Exercise prompt = Write out every record below exactly as it appears.

Dataset records =
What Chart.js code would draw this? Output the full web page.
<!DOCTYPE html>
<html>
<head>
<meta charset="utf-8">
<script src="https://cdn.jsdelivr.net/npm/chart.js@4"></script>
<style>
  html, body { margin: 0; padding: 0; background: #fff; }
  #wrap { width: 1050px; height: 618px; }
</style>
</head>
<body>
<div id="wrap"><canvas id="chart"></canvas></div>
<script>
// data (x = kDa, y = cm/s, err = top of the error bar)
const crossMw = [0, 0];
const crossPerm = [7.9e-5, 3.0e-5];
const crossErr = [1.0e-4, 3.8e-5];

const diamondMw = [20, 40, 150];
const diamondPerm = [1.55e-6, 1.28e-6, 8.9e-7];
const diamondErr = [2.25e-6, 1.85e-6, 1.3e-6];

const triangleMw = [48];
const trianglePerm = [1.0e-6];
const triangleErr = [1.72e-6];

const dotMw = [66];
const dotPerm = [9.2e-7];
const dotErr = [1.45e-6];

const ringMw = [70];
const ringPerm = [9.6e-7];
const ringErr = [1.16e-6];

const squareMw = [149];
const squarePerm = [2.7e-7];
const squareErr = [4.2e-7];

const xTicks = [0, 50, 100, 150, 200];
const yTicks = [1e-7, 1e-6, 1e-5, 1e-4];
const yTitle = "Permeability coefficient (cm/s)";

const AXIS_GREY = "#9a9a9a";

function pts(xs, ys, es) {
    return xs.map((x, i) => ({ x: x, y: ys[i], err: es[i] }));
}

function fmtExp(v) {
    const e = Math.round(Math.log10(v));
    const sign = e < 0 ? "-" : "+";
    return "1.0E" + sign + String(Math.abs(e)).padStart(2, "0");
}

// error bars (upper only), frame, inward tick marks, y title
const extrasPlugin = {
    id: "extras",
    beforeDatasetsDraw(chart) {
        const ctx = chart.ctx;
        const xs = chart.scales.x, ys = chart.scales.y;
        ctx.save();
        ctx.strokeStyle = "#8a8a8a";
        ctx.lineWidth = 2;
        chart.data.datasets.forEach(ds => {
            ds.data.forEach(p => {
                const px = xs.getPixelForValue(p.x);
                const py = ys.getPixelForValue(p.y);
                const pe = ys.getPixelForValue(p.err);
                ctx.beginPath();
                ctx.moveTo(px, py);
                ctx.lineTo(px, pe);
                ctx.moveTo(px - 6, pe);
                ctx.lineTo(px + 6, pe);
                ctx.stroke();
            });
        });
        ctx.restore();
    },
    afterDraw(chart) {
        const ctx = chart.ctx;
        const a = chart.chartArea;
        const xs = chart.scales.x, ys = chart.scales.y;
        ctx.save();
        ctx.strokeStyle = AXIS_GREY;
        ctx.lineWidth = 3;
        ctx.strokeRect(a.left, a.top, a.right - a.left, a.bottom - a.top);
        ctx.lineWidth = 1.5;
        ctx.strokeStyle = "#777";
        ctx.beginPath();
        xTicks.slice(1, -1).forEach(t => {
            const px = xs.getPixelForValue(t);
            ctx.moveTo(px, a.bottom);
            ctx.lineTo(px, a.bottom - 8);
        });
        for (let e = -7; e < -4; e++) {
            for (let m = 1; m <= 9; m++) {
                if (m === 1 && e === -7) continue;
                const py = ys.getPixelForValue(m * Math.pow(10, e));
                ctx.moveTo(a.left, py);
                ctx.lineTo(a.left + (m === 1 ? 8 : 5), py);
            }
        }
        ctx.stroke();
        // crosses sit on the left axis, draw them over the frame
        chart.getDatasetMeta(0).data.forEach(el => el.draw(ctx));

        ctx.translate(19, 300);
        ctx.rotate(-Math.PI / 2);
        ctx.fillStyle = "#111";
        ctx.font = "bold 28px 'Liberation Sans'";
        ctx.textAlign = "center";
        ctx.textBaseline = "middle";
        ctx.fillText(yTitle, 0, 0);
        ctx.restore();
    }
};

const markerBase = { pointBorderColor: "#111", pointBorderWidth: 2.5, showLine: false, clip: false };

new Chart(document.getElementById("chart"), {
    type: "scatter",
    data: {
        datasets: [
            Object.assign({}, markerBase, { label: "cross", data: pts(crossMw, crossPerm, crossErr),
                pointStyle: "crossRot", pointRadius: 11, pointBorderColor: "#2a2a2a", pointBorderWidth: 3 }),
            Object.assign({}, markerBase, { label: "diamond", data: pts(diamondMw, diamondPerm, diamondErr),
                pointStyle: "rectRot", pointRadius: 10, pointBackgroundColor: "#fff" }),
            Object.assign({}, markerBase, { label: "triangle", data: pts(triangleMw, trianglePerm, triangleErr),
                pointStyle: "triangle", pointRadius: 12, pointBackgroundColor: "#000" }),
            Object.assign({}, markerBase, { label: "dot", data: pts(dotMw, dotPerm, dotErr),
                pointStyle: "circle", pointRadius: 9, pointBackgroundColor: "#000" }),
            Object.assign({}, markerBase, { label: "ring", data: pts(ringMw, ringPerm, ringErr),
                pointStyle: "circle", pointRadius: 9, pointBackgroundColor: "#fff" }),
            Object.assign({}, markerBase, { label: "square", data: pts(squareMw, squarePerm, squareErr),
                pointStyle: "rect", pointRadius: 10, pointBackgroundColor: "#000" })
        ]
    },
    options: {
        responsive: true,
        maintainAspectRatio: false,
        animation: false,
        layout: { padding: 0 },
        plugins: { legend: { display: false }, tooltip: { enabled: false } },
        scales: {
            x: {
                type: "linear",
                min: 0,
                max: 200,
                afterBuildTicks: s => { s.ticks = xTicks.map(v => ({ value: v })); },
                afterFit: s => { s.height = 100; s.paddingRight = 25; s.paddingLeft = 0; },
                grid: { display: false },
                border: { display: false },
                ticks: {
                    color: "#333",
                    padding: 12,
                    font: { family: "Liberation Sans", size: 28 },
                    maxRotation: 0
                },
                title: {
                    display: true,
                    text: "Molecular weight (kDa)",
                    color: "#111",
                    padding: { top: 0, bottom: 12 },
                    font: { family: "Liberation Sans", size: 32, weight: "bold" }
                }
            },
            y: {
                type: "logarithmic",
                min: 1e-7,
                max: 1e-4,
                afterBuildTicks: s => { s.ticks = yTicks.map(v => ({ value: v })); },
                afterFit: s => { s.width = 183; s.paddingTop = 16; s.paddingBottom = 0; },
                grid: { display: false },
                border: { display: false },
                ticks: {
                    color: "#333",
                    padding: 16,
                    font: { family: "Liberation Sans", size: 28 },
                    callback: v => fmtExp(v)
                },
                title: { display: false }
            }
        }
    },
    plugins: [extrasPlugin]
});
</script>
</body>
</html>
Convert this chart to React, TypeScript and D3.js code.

Result below =
What Chart.js code would draw this? Output the full web page.
<!DOCTYPE html>
<html>
<head>
<meta charset="utf-8">
<script src="https://cdn.jsdelivr.net/npm/chart.js@4"></script>
<style>
  html, body { margin: 0; padding: 0; background: #fff; }
  #wrap { width: 1050px; height: 618px; }
</style>
</head>
<body>
<div id="wrap"><canvas id="chart"></canvas></div>
<script>
// data (x = kDa, y = cm/s, err = top of the error bar)
const crossMw = [0, 0];
const crossPerm = [7.9e-5, 3.0e-5];
const crossErr = [1.0e-4, 3.8e-5];

const diamondMw = [20, 40, 150];
const diamondPerm = [1.55e-6, 1.28e-6, 8.9e-7];
const diamondErr = [2.25e-6, 1.85e-6, 1.3e-6];

const triangleMw = [48];
const trianglePerm = [1.0e-6];
const triangleErr = [1.72e-6];

const dotMw = [66];
const dotPerm = [9.2e-7];
const dotErr = [1.45e-6];

const ringMw = [70];
const ringPerm = [9.6e-7];
const ringErr = [1.16e-6];

const squareMw = [149];
const squarePerm = [2.7e-7];
const squareErr = [4.2e-7];

const xTicks = [0, 50, 100, 150, 200];
const yTicks = [1e-7, 1e-6, 1e-5, 1e-4];
const yTitle = "Permeability coefficient (cm/s)";

const AXIS_GREY = "#9a9a9a";

function pts(xs, ys, es) {
    return xs.map((x, i) => ({ x: x, y: ys[i], err: es[i] }));
}

function fmtExp(v) {
    const e = Math.round(Math.log10(v));
    const sign = e < 0 ? "-" : "+";
    return "1.0E" + sign + String(Math.abs(e)).padStart(2, "0");
}

// error bars (upper only), frame, inward tick marks, y title
const extrasPlugin = {
    id: "extras",
    beforeDatasetsDraw(chart) {
        const ctx = chart.ctx;
        const xs = chart.scales.x, ys = chart.scales.y;
        ctx.save();
        ctx.strokeStyle = "#8a8a8a";
        ctx.lineWidth = 2;
        chart.data.datasets.forEach(ds => {
            ds.data.forEach(p => {
                const px = xs.getPixelForValue(p.x);
                const py = ys.getPixelForValue(p.y);
                const pe = ys.getPixelForValue(p.err);
                ctx.beginPath();
                ctx.moveTo(px, py);
                ctx.lineTo(px, pe);
                ctx.moveTo(px - 6, pe);
                ctx.lineTo(px + 6, pe);
                ctx.stroke();
            });
        });
        ctx.restore();
    },
    afterDraw(chart) {
        const ctx = chart.ctx;
        const a = chart.chartArea;
        const xs = chart.scales.x, ys = chart.scales.y;
        ctx.save();
        ctx.strokeStyle = AXIS_GREY;
        ctx.lineWidth = 3;
        ctx.strokeRect(a.left, a.top, a.right - a.left, a.bottom - a.top);
        ctx.lineWidth = 1.5;
        ctx.strokeStyle = "#777";
        ctx.beginPath();
        xTicks.slice(1, -1).forEach(t => {
            const px = xs.getPixelForValue(t);
            ctx.moveTo(px, a.bottom);
            ctx.lineTo(px, a.bottom - 8);
        });
        for (let e = -7; e < -4; e++) {
            for (let m = 1; m <= 9; m++) {
                if (m === 1 && e === -7) continue;
                const py = ys.getPixelForValue(m * Math.pow(10, e));
                ctx.moveTo(a.left, py);
                ctx.lineTo(a.left + (m === 1 ? 8 : 5), py);
            }
        }
        ctx.stroke();
        // crosses sit on the left axis, draw them over the frame
        chart.getDatasetMeta(0).data.forEach(el => el.draw(ctx));

        ctx.translate(19, 300);
        ctx.rotate(-Math.PI / 2);
        ctx.fillStyle = "#111";
        ctx.font = "bold 28px 'Liberation Sans'";
        ctx.textAlign = "center";
        ctx.textBaseline = "middle";
        ctx.fillText(yTitle, 0, 0);
        ctx.restore();
    }
};

const markerBase = { pointBorderColor: "#111", pointBorderWidth: 2.5, showLine: false, clip: false };

new Chart(document.getElementById("chart"), {
    type: "scatter",
    data: {
        datasets: [
            Object.assign({}, markerBase, { label: "cross", data: pts(crossMw, crossPerm, crossErr),
                pointStyle: "crossRot", pointRadius: 11, pointBorderColor: "#2a2a2a", pointBorderWidth: 3 }),
            Object.assign({}, markerBase, { label: "diamond", data: pts(diamondMw, diamondPerm, diamondErr),
                pointStyle: "rectRot", pointRadius: 10, pointBackgroundColor: "#fff" }),
            Object.assign({}, markerBase, { label: "triangle", data: pts(triangleMw, trianglePerm, triangleErr),
                pointStyle: "triangle", pointRadius: 12, pointBackgroundColor: "#000" }),
            Object.assign({}, markerBase, { label: "dot", data: pts(dotMw, dotPerm, dotErr),
                pointStyle: "circle", pointRadius: 9, pointBackgroundColor: "#000" }),
            Object.assign({}, markerBase, { label: "ring", data: pts(ringMw, ringPerm, ringErr),
                pointStyle: "circle", pointRadius: 9, pointBackgroundColor: "#fff" }),
            Object.assign({}, markerBase, { label: "square", data: pts(squareMw, squarePerm, squareErr),
                pointStyle: "rect", pointRadius: 10, pointBackgroundColor: "#000" })
        ]
    },
    options: {
        responsive: true,
        maintainAspectRatio: false,
        animation: false,
        layout: { padding: 0 },
        plugins: { legend: { display: false }, tooltip: { enabled: false } },
        scales: {
            x: {
                type: "linear",
                min: 0,
                max: 200,
                afterBuildTicks: s => { s.ticks = xTicks.map(v => ({ value: v })); },
                afterFit: s => { s.height = 100; s.paddingRight = 25; s.paddingLeft = 0; },
                grid: { display: false },
                border: { display: false },
                ticks: {
                    color: "#333",
                    padding: 12,
                    font: { family: "Liberation Sans", size: 28 },
                    maxRotation: 0
                },
                title: {
                    display: true,
                    text: "Molecular weight (kDa)",
                    color: "#111",
                    padding: { top: 0, bottom: 12 },
                    font: { family: "Liberation Sans", size: 32, weight: "bold" }
                }
            },
            y: {
                type: "logarithmic",
                min: 1e-7,
                max: 1e-4,
                afterBuildTicks: s => { s.ticks = yTicks.map(v => ({ value: v })); },
                afterFit: s => { s.width = 183; s.paddingTop = 16; s.paddingBottom = 0; },
                grid: { display: false },
                border: { display: false },
                ticks: {
                    color: "#333",
                    padding: 16,
                    font: { family: "Liberation Sans", size: 28 },
                    callback: v => fmtExp(v)
                },
                title: { display: false }
            }
        }
    },
    plugins: [extrasPlugin]
});
</script>
</body>
</html>
Convert this chart to React, TypeScript and D3.js code.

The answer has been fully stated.